Saturday, November 28, 2009

El Salvador: Declassified documents opens the lid on Jesuits' murders

By Edgardo Ayala - IPS

Republished permission Inter Press Service (IPS ) copyright Inter Press Service (IPS)
http://www.ipsnewsasia.net/ and http://www.ipsnews.net/


SAN SALVADOR, Nov 27 (IPS) - Thousands of pages of declassified U.S. documents shedding light on the 1989 murders of six prominent Jesuit clerics, their housekeeper and her 16-year-old daughter in El Salvador could give a new twist to the case that opened in the Spanish courts in January.

The documents, which were presented to Spain's National Court by attorneys representing the victims' families, provide new clues that could lead to an increase in the number of people accused of the murders, Spanish lawyer Almudena Bernabeu, who is representing the organisations that brought the case, told IPS in a telephone interview from Madrid.

The declassified documents from the late 1980s and early 1990s indicate the CIA (U.S. Central Intelligence Agency) and U.S. State Department had foreknowledge of the Salvadoran military leadership's plan to kill the then-rector of the José Simeón Cañas Central American University (UCA) in San Salvador, along with four other Spanish priests and a Salvadoran priest on Nov. 16, 1989.

The documents, which include cables to Washington from U.S. embassy, military and CIA officials, "provide important, compelling elements," said Bernabeu, without entering into detail, because the case is in the hands of the justice system.

The lawsuit was filed in Spain's National Court - the high court - in November 2008 by the Spanish Association for Human Rights (APDHE) and the California-based Centre for Justice and Accountability (CJA).

Fourteen Salvadoran military officers and soldiers are under investigation, and former president Alfredo Cristiani (1989-1994) himself was accused of cover-up and obstruction of investigation.

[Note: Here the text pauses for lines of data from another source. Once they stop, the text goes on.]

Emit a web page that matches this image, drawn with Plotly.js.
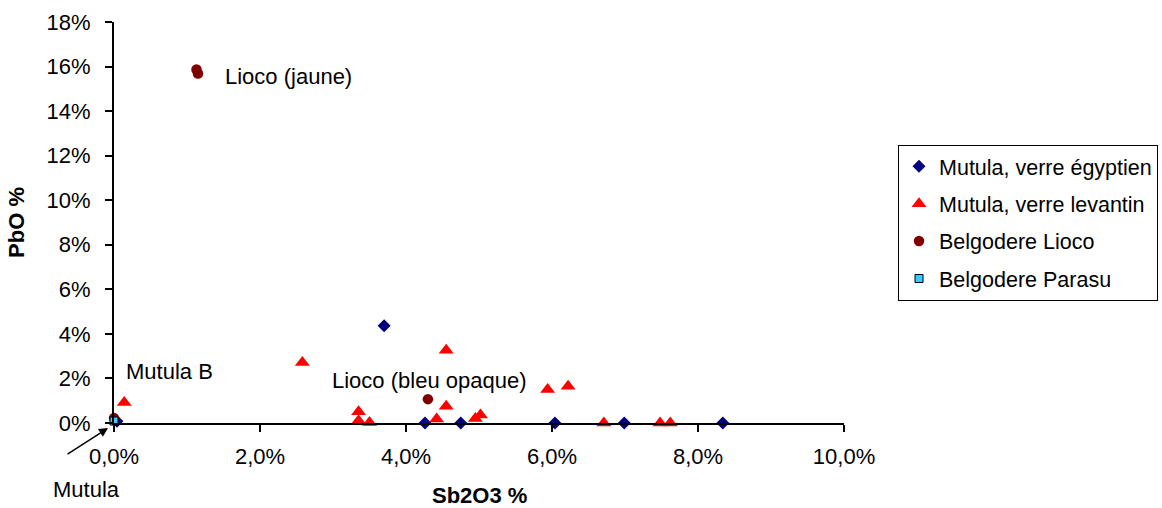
<!DOCTYPE html>
<html>
<head>
<meta charset="utf-8">
<script src="https://cdn.plot.ly/plotly-3.0.1.min.js"></script>
<style>html,body{margin:0;padding:0;background:#fff;}#chart{width:1162px;height:508px;}</style>
</head>
<body>
<div id="chart"></div>
<script>
// Values in percent
const seriesNames = ["Mutula, verre égyptien", "Mutula, verre levantin", "Belgodere Lioco", "Belgodere Parasu"];

const egyptSb = [0.04, 3.70, 4.26, 4.75, 6.04, 6.99, 8.34];
const egyptPb = [0.08, 4.36, 0, 0, 0, 0, 0];

const levantSb = [0.14, 2.58, 3.35, 3.35, 3.50, 4.42, 4.55, 4.55, 4.95, 5.02, 5.94, 6.22, 6.71, 7.48, 7.62];
const levantPb = [0.92, 2.72, 0.50, 0.10, 0.02, 0.18, 0.75, 3.27, 0.20, 0.36, 1.50, 1.65, 0, 0, 0];

const liocoSb = [1.13, 1.15, 4.30, 0.0];
const liocoPb = [15.87, 15.69, 1.07, 0.22];

const parasuSb = [0.0];
const parasuPb = [0.09];

const xTicks = [0, 2, 4, 6, 8, 10];
const xTickText = ["0,0%", "2,0%", "4,0%", "6,0%", "8,0%", "10,0%"];
const yTicks = [0, 2, 4, 6, 8, 10, 12, 14, 16, 18];
const yTickText = ["0%", "2%", "4%", "6%", "8%", "10%", "12%", "14%", "16%", "18%"];

const xTitle = "Sb2O3 %";
const yTitle = "PbO %";

const dataLabels = [
  {text: "Lioco (jaune)", x: 1.49, y: 15.55},
  {text: "Mutula B", x: 0.137, y: 2.29},
  {text: "Lioco (bleu opaque)", x: 2.96, y: 1.89}
];

const FONT = "Liberation Sans, Arial, sans-serif";
const FS = 22;
const LFS = 21.5;

const traces = [
  {x: egyptSb, y: egyptPb, name: seriesNames[0], legendgroup: "a", mode: "markers", type: "scatter", cliponaxis: false,
   marker: {symbol: "diamond", size: 10, color: "#000080"}},
  {x: levantSb, y: levantPb, name: seriesNames[1], legendgroup: "b", mode: "markers", type: "scatter", cliponaxis: false,
   marker: {symbol: "triangle-up", size: 13, color: "#FF0000"}},
  {x: liocoSb, y: liocoPb, name: seriesNames[2], legendgroup: "c", mode: "markers", type: "scatter", cliponaxis: false,
   marker: {symbol: "circle", size: 10.5, color: "#800000"}},
  {x: parasuSb, y: parasuPb, name: seriesNames[3], legendgroup: "d", mode: "markers", type: "scatter", cliponaxis: false,
   marker: {symbol: "square", size: 8, color: "#33CCFF", line: {color: "#000", width: 1}}}
];

const annotations = dataLabels.map(l => ({
  x: l.x, y: l.y, xref: "x", yref: "y", text: l.text, showarrow: false,
  xanchor: "left", yanchor: "middle", font: {family: FONT, size: FS, color: "#000"}
}));
// "Mutula" callout below the origin (paper coordinates, outside axis range)
annotations.push({
  x: -0.0863, y: -0.165, xref: "paper", yref: "paper", text: "Mutula", showarrow: false,
  xanchor: "left", yanchor: "middle", font: {family: FONT, size: FS, color: "#000"}
});
annotations.push({
  x: -0.0082, y: -0.0125, xref: "paper", yref: "paper", text: "", showarrow: true,
  ax: -42, ay: 27, arrowhead: 2, arrowsize: 1.2, arrowwidth: 1.5, arrowcolor: "#000"
});
// x-axis title placed explicitly below the tick labels
annotations.push({
  x: 0.5, y: -0.18, xref: "paper", yref: "paper", text: "<b>" + xTitle + "</b>", showarrow: false,
  xanchor: "center", yanchor: "middle", font: {family: FONT, size: FS, color: "#000"}
});

const layout = {
  width: 1162, height: 508,
  margin: {l: 114, r: 318, t: 22, b: 85, pad: 0, autoexpand: false},
  paper_bgcolor: "#fff", plot_bgcolor: "#fff",
  font: {family: FONT, size: FS, color: "#000"},
  showlegend: true,
  legend: {
    x: 1.074, y: 0.694, xanchor: "left", yanchor: "top",
    bordercolor: "#000", borderwidth: 1, bgcolor: "#fff",
    font: {family: FONT, size: LFS, color: "#000"},
    tracegroupgap: 6.5, itemwidth: 30
  },
  xaxis: {
    range: [0, 10], tickmode: "array", tickvals: xTicks, ticktext: xTickText,
    showgrid: false, zeroline: false, showline: true, linecolor: "#000", linewidth: 2,
    ticks: "outside", ticklen: 7, tickwidth: 2, tickcolor: "#000", ticklabelstandoff: 6
  },
  yaxis: {
    range: [0, 18], tickmode: "array", tickvals: yTicks, ticktext: yTickText,
    showgrid: false, zeroline: false, showline: true, linecolor: "#000", linewidth: 2,
    ticks: "outside", ticklen: 7, tickwidth: 2, tickcolor: "#000", ticklabelstandoff: 10,
    title: {text: "<b>" + yTitle + "</b>", font: {family: FONT, size: FS}, standoff: 16}
  },
  annotations: annotations
};

Plotly.newPlot("chart", traces, layout, {displayModeBar: false, staticPlot: true});
</script>
</body>
</html>
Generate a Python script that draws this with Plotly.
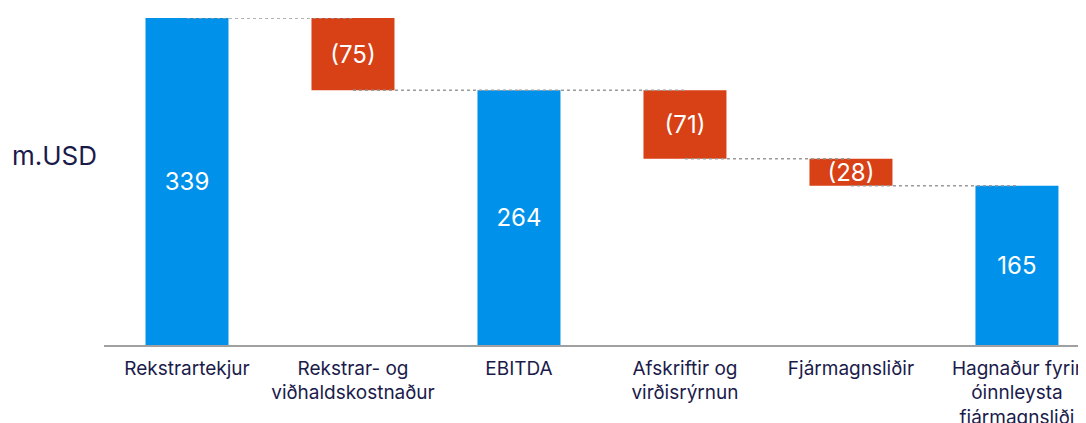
import plotly.graph_objects as go

categories = [
    "Rekstrartekjur",
    "Rekstrar- og<br>viðhaldskostnaður",
    "EBITDA",
    "Afskriftir og<br>virðisrýrnun",
    "Fjármagnsliðir",
    "Hagnaður fyrir<br>óinnleysta<br>fjármagnsliði",
]
measures = ["absolute", "relative", "total", "relative", "relative", "total"]
values = [339, -75, 0, -71, -28, 0]
labels = ["339", "(75)", "264", "(71)", "(28)", "165"]

BLUE = "#0091EA"
RED = "#D84016"
NAVY = "#1B1B4B"
FONT = "Inter, Liberation Sans, Arial, sans-serif"

fig = go.Figure()
fig.add_trace(go.Waterfall(
    x=categories,
    measure=measures,
    y=values,
    text=labels,
    textposition="inside",
    insidetextanchor="middle",
    textangle=0,
    constraintext="none",
    textfont=dict(color="white", size=24, family=FONT),
    increasing=dict(marker=dict(color=BLUE)),
    decreasing=dict(marker=dict(color=RED)),
    totals=dict(marker=dict(color=BLUE)),
    connector=dict(visible=False),
    width=0.5,
    hoverinfo="skip",
))

# connector levels computed from the data
levels = []
running = 0
for m, v in zip(measures, values):
    if m == "absolute":
        running = v
    elif m == "relative":
        running += v
    levels.append(running)

cx, cy = [], []
for i in range(len(categories) - 1):
    cx += [categories[i], categories[i + 1], None]
    cy += [levels[i], levels[i], None]
fig.add_trace(go.Scatter(
    x=cx, y=cy, mode="lines",
    line=dict(color="#9a9a9a", width=1.5, dash="dot"),
    hoverinfo="skip", showlegend=False,
))

fig.add_annotation(
    text="m.USD", xref="paper", yref="paper",
    x=-0.0957, y=0.581, xanchor="left", yanchor="middle",
    showarrow=False, font=dict(size=26, color=NAVY, family=FONT),
)

fig.update_layout(
    width=1086, height=423,
    margin=dict(l=96, r=8, t=10, b=86, autoexpand=False),
    paper_bgcolor="white", plot_bgcolor="white",
    showlegend=False,
    font=dict(family=FONT, color=NAVY),
)
fig.update_xaxes(
    type="category", range=[-0.5, 5.416], automargin=False,
    showline=True, linecolor="#a0a0a0", linewidth=1.5,
    showgrid=False, ticks="", ticklabelstandoff=5,
    tickfont=dict(size=19, color=NAVY, family=FONT),
    fixedrange=True,
)
fig.update_yaxes(
    range=[0, 339], visible=False, showgrid=False, zeroline=False,
    fixedrange=True, automargin=False,
)

fig.write_html("out.html")
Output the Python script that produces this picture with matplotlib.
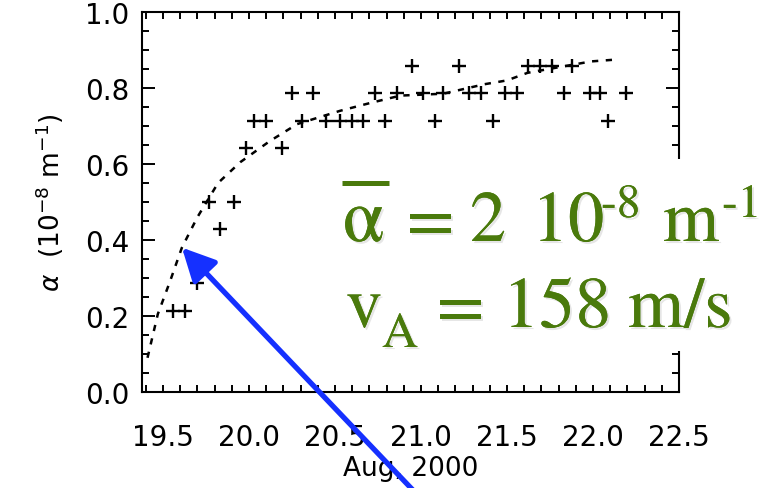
import matplotlib
matplotlib.use("Agg")
import matplotlib.pyplot as plt
import matplotlib.patheffects as pe
from matplotlib.patches import Rectangle
from matplotlib.lines import Line2D
from matplotlib.ticker import MultipleLocator

# ---- data ----
cross_x = [19.56, 19.63, 19.70, 19.83, 19.77, 19.91, 19.98, 20.19,
           20.03, 20.10, 20.31, 20.45, 20.53, 20.60, 20.66, 20.79, 21.08, 21.42, 22.09,
           20.25, 20.37, 20.73, 20.86, 21.01, 21.13, 21.28, 21.35, 21.49, 21.56, 21.83,
           21.98, 22.04, 22.19,
           20.95, 21.22, 21.62, 21.69, 21.76, 21.88]
cross_y = [0.214, 0.214, 0.286, 0.429, 0.500, 0.500, 0.643, 0.643,
           0.714, 0.714, 0.714, 0.714, 0.714, 0.714, 0.714, 0.714, 0.714, 0.714, 0.714,
           0.786, 0.786, 0.786, 0.786, 0.786, 0.786, 0.786, 0.786, 0.786, 0.786, 0.786,
           0.786, 0.786, 0.786,
           0.857, 0.857, 0.857, 0.857, 0.857, 0.857]

curve_x = [19.41, 19.47, 19.54, 19.61, 19.70, 19.82, 19.95, 20.12, 20.28, 20.53,
           20.70, 20.88, 21.13, 21.37, 21.50, 21.62, 21.99, 22.14]
curve_y = [0.09, 0.205, 0.29, 0.38, 0.46, 0.55, 0.605, 0.66, 0.705, 0.74,
           0.76, 0.78, 0.785, 0.81, 0.82, 0.84, 0.87, 0.875]

x_ticks = [19.5, 20.0, 20.5, 21.0, 21.5, 22.0, 22.5]
y_ticks = [0.0, 0.2, 0.4, 0.6, 0.8, 1.0]
arrow_tip = (19.61, 0.38)
arrow_tail = (21.02, -0.29)

W, H = 766, 489
fig = plt.figure(figsize=(W / 100, H / 100), dpi=100)
ax = fig.add_axes([142 / W, 1 - 393 / H, (679 - 142) / W, (393 - 13) / H])

ax.plot(curve_x, curve_y, color="black", lw=1.8, linestyle=(0, (2.5, 3.0)))
ax.plot(cross_x, cross_y, linestyle="none", marker="+", color="black",
        markersize=10, mew=1.7)

ax.set_xlim(19.378, 22.5)
ax.set_ylim(0.0, 1.0)
ax.set_xticks(x_ticks)
ax.set_xticklabels([f"{v:.1f}" for v in x_ticks])
ax.set_yticks(y_ticks)
ax.set_yticklabels([f"{v:.1f}" for v in y_ticks])
ax.xaxis.set_minor_locator(MultipleLocator(0.1))
ax.yaxis.set_minor_locator(MultipleLocator(0.05))
ax.tick_params(which="both", direction="in", top=True, right=True, width=1.4,
               color="black")
ax.tick_params(axis="x", which="major", length=5, pad=22, labelsize=20)
ax.tick_params(axis="x", which="minor", length=5)
ax.tick_params(axis="y", which="major", length=9.5, pad=9, labelsize=20)
ax.tick_params(axis="y", which="minor", length=5)
for s in ax.spines.values():
    s.set_linewidth(1.5)

ax.set_xlabel("Aug, 2000", fontsize=19, labelpad=3)
ax.set_ylabel(r"$\alpha$  (10$^{-8}$ m$^{-1}$)", fontsize=19, labelpad=14)

# white backing box behind the annotation text
fig.add_artist(Rectangle((325 / W, 1 - 352 / H), (W - 325) / W, (352 - 160) / H,
                         transform=fig.transFigure, facecolor="white",
                         edgecolor="none", zorder=5))

green = "#4a7a0c"
shadow = [pe.withSimplePatchShadow(offset=(1.5, -1.5), shadow_rgbFace="#c8c8c8", alpha=0.45),
          pe.Normal()]
serif = ["STIXGeneral", "Liberation Serif", "DejaVu Serif"]


def put(x_px, y_px, s, size):
    fig.text(x_px / W, 1 - y_px / H, s, fontsize=size, color=green, family=serif,
             ha="left", va="baseline", zorder=6, path_effects=shadow)


# line 1: alpha-bar = 2 10^-8 m^-1
put(343, 242, "α", 54)
fig.add_artist(Line2D([342 / W, 389 / W], [1 - 184 / H, 1 - 184 / H],
                      transform=fig.transFigure, color=green, lw=3.6,
                      solid_capstyle="butt", zorder=6))
put(407, 242, "=", 50)
put(470, 242, "2", 52)
put(532, 242, "10", 52)
put(601, 218, "-8", 34)
put(663, 242, "m", 52)
put(722, 218, "-1", 34)
# line 2: v_A = 158 m/s
put(346, 328, "v", 52)
put(382, 348, "A", 36)
put(437, 328, "=", 50)
put(503, 328, "158", 52)
put(628, 328, "m/s", 52)

ax.annotate("", xy=arrow_tip, xytext=arrow_tail, xycoords="data", textcoords="data",
            annotation_clip=False,
            arrowprops=dict(arrowstyle="-|>,head_length=2.0,head_width=1.0",
                            color="#1530ff", lw=3.8, shrinkA=0, shrinkB=0),
            zorder=7)

fig.savefig("out.png", dpi=100)
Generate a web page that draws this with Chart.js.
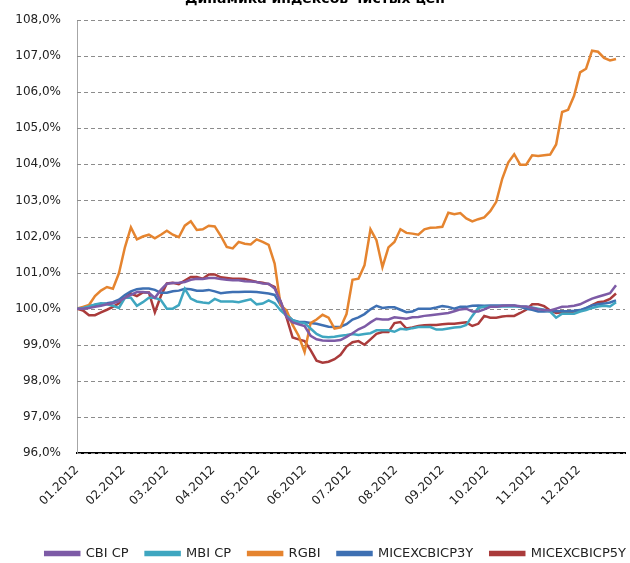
<!DOCTYPE html>
<html>
<head>
<meta charset="utf-8">
<script src="https://cdn.jsdelivr.net/npm/chart.js@4.4.1/dist/chart.umd.min.js"></script>
<style>
  body { margin: 0; background: #fff; }
  #wrap { width: 630px; height: 563px; position: relative; }
</style>
</head>
<body>
<div id="wrap"><canvas id="indexChart"></canvas></div>
<script>
// day of year 2012 for every sample (about every 4 days)
const days = [0, 4, 8, 12, 16, 20, 24, 28, 32, 36, 40, 44, 48, 52, 56, 60, 64, 68, 72, 76,
  80, 84, 88, 92, 96, 100, 104, 108, 112, 116, 120, 124, 128, 132, 136, 140, 144, 148, 152, 156,
  160, 164, 168, 172, 176, 180, 184, 188, 192, 196, 200, 204, 208, 212, 216, 220, 224, 228, 232, 236,
  240, 244, 248, 252, 256, 260, 264, 268, 272, 276, 280, 284, 288, 292, 296, 300, 304, 308, 312, 316,
  320, 324, 328, 332, 336, 340, 344, 348, 352, 356, 360];

const monthStarts = [0, 31, 60, 91, 121, 152, 182, 213, 244, 274, 305, 335];
const monthLabels = ['01.2012', '02.2012', '03.2012', '04.2012', '05.2012', '06.2012',
  '07.2012', '08.2012', '09.2012', '10.2012', '11.2012', '12.2012'];

const cbiCp = [100.0, 100.0, 100.02, 100.05, 100.08, 100.12, 100.15, 100.2, 100.3, 100.38,
  100.46, 100.46, 100.44, 100.3, 100.52, 100.69, 100.71, 100.72, 100.74, 100.8,
  100.83, 100.82, 100.85, 100.85, 100.82, 100.8, 100.79, 100.79, 100.76, 100.75,
  100.74, 100.7, 100.69, 100.56, 100.2, 99.76, 99.62, 99.57, 99.52, 99.25,
  99.15, 99.12, 99.11, 99.11, 99.13, 99.22, 99.32, 99.43, 99.5, 99.62,
  99.72, 99.7, 99.7, 99.76, 99.74, 99.72, 99.76, 99.77, 99.8, 99.82,
  99.84, 99.86, 99.88, 99.93, 99.98, 100.0, 99.92, 99.92, 99.98, 100.05,
  100.05, 100.08, 100.09, 100.09, 100.07, 100.06, 100.02, 99.98, 99.96, 99.95,
  100.0, 100.05, 100.06, 100.08, 100.12, 100.2, 100.28, 100.33, 100.38, 100.43, 100.65];

const mbiCp = [100.0, 100.02, 100.06, 100.12, 100.15, 100.12, 100.08, 100.02, 100.3, 100.3,
  100.08, 100.18, 100.3, 100.3, 100.24, 100.0, 100.0, 100.1, 100.55, 100.28,
  100.2, 100.17, 100.15, 100.27, 100.2, 100.2, 100.2, 100.18, 100.22, 100.26,
  100.12, 100.14, 100.23, 100.15, 99.95, 99.8, 99.68, 99.62, 99.6, 99.45,
  99.3, 99.22, 99.21, 99.22, 99.25, 99.27, 99.3, 99.27, 99.3, 99.32,
  99.4, 99.4, 99.4, 99.36, 99.44, 99.42, 99.46, 99.49, 99.49, 99.49,
  99.42, 99.42, 99.45, 99.48, 99.49, 99.55, 99.8, 100.02, 100.05, 100.05,
  100.05, 100.06, 100.06, 100.06, 100.06, 100.05, 100.03, 100.0, 99.97, 99.92,
  99.75, 99.86, 99.86, 99.86, 99.92, 99.96, 100.02, 100.06, 100.08, 100.06, 100.18];

const rgbi = [100.0, 100.05, 100.1, 100.35, 100.5, 100.6, 100.55, 100.98, 101.7, 102.25,
  101.92, 102.0, 102.05, 101.95, 102.05, 102.16, 102.05, 101.98, 102.3, 102.42,
  102.18, 102.2, 102.3, 102.28, 102.02, 101.71, 101.67, 101.85, 101.8, 101.78,
  101.92, 101.85, 101.77, 101.25, 100.1, 99.95, 99.55, 99.25, 98.8, 99.6,
  99.7, 99.83, 99.75, 99.45, 99.48, 99.85, 100.8, 100.83, 101.2, 102.2,
  101.9, 101.15, 101.7, 101.85, 102.2, 102.1, 102.08, 102.05, 102.2, 102.24,
  102.25, 102.27, 102.66, 102.62, 102.65, 102.5, 102.42, 102.48, 102.53, 102.7,
  102.96, 103.6, 104.05, 104.28, 103.99, 103.99, 104.25, 104.23, 104.25, 104.27,
  104.55, 105.45, 105.51, 105.9, 106.55, 106.65, 107.15, 107.12, 106.95, 106.88, 106.92];

const micex3y = [100.0, 100.02, 100.07, 100.1, 100.13, 100.15, 100.18, 100.25, 100.38, 100.48,
  100.54, 100.56, 100.56, 100.52, 100.44, 100.44, 100.48, 100.5, 100.55, 100.54,
  100.5, 100.5, 100.52, 100.48, 100.43, 100.45, 100.46, 100.46, 100.47, 100.47,
  100.46, 100.44, 100.42, 100.38, 100.1, 99.84, 99.68, 99.64, 99.63, 99.6,
  99.58, 99.54, 99.5, 99.49, 99.5, 99.57, 99.7, 99.76, 99.85, 99.98,
  100.08, 100.02, 100.04, 100.04, 99.97, 99.9, 99.92, 100.0, 100.0, 100.0,
  100.03, 100.07, 100.05, 100.0, 100.05, 100.05, 100.08, 100.09, 100.08, 100.09,
  100.09, 100.09, 100.09, 100.09, 100.05, 100.0, 99.97, 99.92, 99.92, 99.93,
  99.93, 99.93, 99.93, 99.94, 99.96, 100.02, 100.09, 100.12, 100.14, 100.17, 100.23];

const micex5y = [100.0, 99.95, 99.82, 99.82, 99.9, 99.97, 100.05, 100.15, 100.3, 100.42,
  100.35, 100.45, 100.45, 99.9, 100.35, 100.7, 100.72, 100.68, 100.78, 100.88,
  100.88, 100.83, 100.95, 100.95, 100.87, 100.85, 100.83, 100.83, 100.82, 100.78,
  100.74, 100.72, 100.68, 100.6, 100.2, 99.75, 99.2, 99.15, 99.1, 98.85,
  98.56, 98.5, 98.53, 98.6, 98.72, 98.95, 99.07, 99.1, 99.0, 99.15,
  99.3, 99.35, 99.35, 99.6, 99.63, 99.45, 99.48, 99.52, 99.54, 99.55,
  99.55, 99.57, 99.58, 99.58, 99.6, 99.62, 99.52, 99.58, 99.8, 99.75,
  99.75, 99.78, 99.8, 99.8, 99.88, 99.97, 100.12, 100.12, 100.07, 99.95,
  99.88, 99.9, 99.9, 99.92, 99.95, 100.0, 100.1, 100.18, 100.2, 100.27, 100.42];

const seriesNames = ['CBI CP', 'MBI CP', 'RGBI', 'MICEXCBICP3Y', 'MICEXCBICP5Y'];
const seriesColors = ['#7d5ba6', '#3fa6c0', '#e5842f', '#3e70b3', '#aa3b3b'];
const seriesValues = [cbiCp, mbiCp, rgbi, micex3y, micex5y];

const fontFamily = 'Tahoma, "DejaVu Sans", sans-serif';
const pad = { top: 20, right: 5, left: 0, bottom: -7 };

function toPoints(values) {
    return values.map((v, i) => ({ x: days[i], y: v }));
}

const extras = {
    id: 'extras',
    // the legend row in the reference runs almost to the right edge
    afterLayout(chart) {
        if (chart.legend) {
            chart.legend.left += 18;
            chart.legend.right += 18;
        }
    },
    // dashed horizontal grid, placed with the y scale's own ticks
    beforeDatasetsDraw(chart) {
        const { ctx, chartArea, scales } = chart;
        ctx.save();
        ctx.strokeStyle = '#8c8c8c';
        ctx.lineWidth = 1;
        ctx.setLineDash([4, 3]);
        scales.y.ticks.forEach(t => {
            const y = Math.round(scales.y.getPixelForValue(t.value)) + 0.5;
            ctx.beginPath();
            ctx.moveTo(chartArea.left, y);
            ctx.lineTo(chartArea.right, y);
            ctx.stroke();
        });
        ctx.restore();
    },
    // title sits half outside the canvas in the reference
    afterDraw(chart) {
        const ctx = chart.ctx;
        ctx.save();
        ctx.font = 'bold 14px ' + fontFamily;
        ctx.fillStyle = '#000';
        ctx.textAlign = 'center';
        ctx.textBaseline = 'alphabetic';
        ctx.fillText('Динамика индексов чистых цен', chart.width / 2, 3);
        ctx.restore();
    }
};

const datasets = seriesNames.map((name, i) => ({
    label: name,
    data: toPoints(seriesValues[i]),
    borderColor: seriesColors[i],
    backgroundColor: seriesColors[i],
    borderWidth: 2.5,
    pointRadius: 0,
    tension: 0
}));

const chart = new Chart(document.getElementById('indexChart'), {
    type: 'line',
    data: { datasets: datasets },
    plugins: [extras],
    options: {
        responsive: true,
        maintainAspectRatio: false,
        animation: false,
        layout: { padding: pad },
        plugins: {
            legend: {
                position: 'bottom',
                align: 'end',
                labels: {
                    boxWidth: 34,
                    boxHeight: 3,
                    padding: 17,
                    color: '#222',
                    font: { family: fontFamily, size: 13 }
                }
            },
            tooltip: { enabled: false }
        },
        scales: {
            x: {
                type: 'linear',
                min: 0,
                max: 366,
                afterBuildTicks(scale) {
                    scale.ticks = monthStarts.map(v => ({ value: v }));
                },
                afterFit(scale) {
                    const legendH = scale.chart.legend ? scale.chart.legend.height : 0;
                    scale.height = 563 - pad.bottom - legendH - 453;
                },
                ticks: {
                    autoSkip: false,
                    minRotation: 45,
                    maxRotation: 45,
                    padding: 2,
                    color: '#222',
                    font: { family: fontFamily, size: 12 },
                    callback: (v) => monthLabels[monthStarts.indexOf(v)] || ''
                },
                grid: { display: false },
                border: { display: true, color: '#000', width: 2 }
            },
            y: {
                min: 96,
                max: 108,
                afterFit(scale) {
                    scale.width = 77 - pad.left;
                },
                ticks: {
                    stepSize: 1,
                    padding: 8,
                    color: '#222',
                    font: { family: fontFamily, size: 12 },
                    callback: (v) => v.toFixed(1).replace('.', ',') + '%'
                },
                grid: { display: false },
                border: { display: true, color: '#a6a6a6', width: 1 }
            }
        }
    }
});
</script>
</body>
</html>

The 14 members of the military include generals and colonels accused of planning the crime, such as the then minister and deputy minister of defence, the general chief of staff, the air force commander, the deputy minister of public security, the commander of the first infantry brigade, and the director and assistant director of the military academy.

Officers, non-commissioned officers and soldiers of the U.S.-trained Atlacatl counterinsurgency battalion have been charged with committing the murders.

Although presiding Judge Eloy Velasco did not accept the charge against Cristiani because covering up a crime against humanity does not fall under the principle of universal jurisdiction - which permits prosecution of the worst atrocities no matter where they were committed - "the judge left open the possibility of including him in the future, if new evidence arises," said Bernabeu.

The CJA decided to file the legal action in Spain because that country has an extradition treaty with El Salvador, and because Spain’s judges admit the principle of universal jurisdiction, already applied by Spanish Judge Baltasar Garzón for the 1998 arrest in London of the late former Chilean dictator Augusto Pinochet (1973-1990).

The documents, which the Washington-based National Security Archive helped bring to light, were reported on by the El Mundo newspaper in Spain on Nov. 16, the 20th anniversary of the murders of the six clerics and two women.

One of the documents shows, for example, that in a meeting of the military brass a few days before the murder, then chief of staff General René Emilio Ponce gave the order to assassinate UCA rector Ignacio Ellacuría, and specifically stated that no witnesses were to be left.

There are also records of a meeting between Cristiani and then defence minister Humberto Larios the night before the killings.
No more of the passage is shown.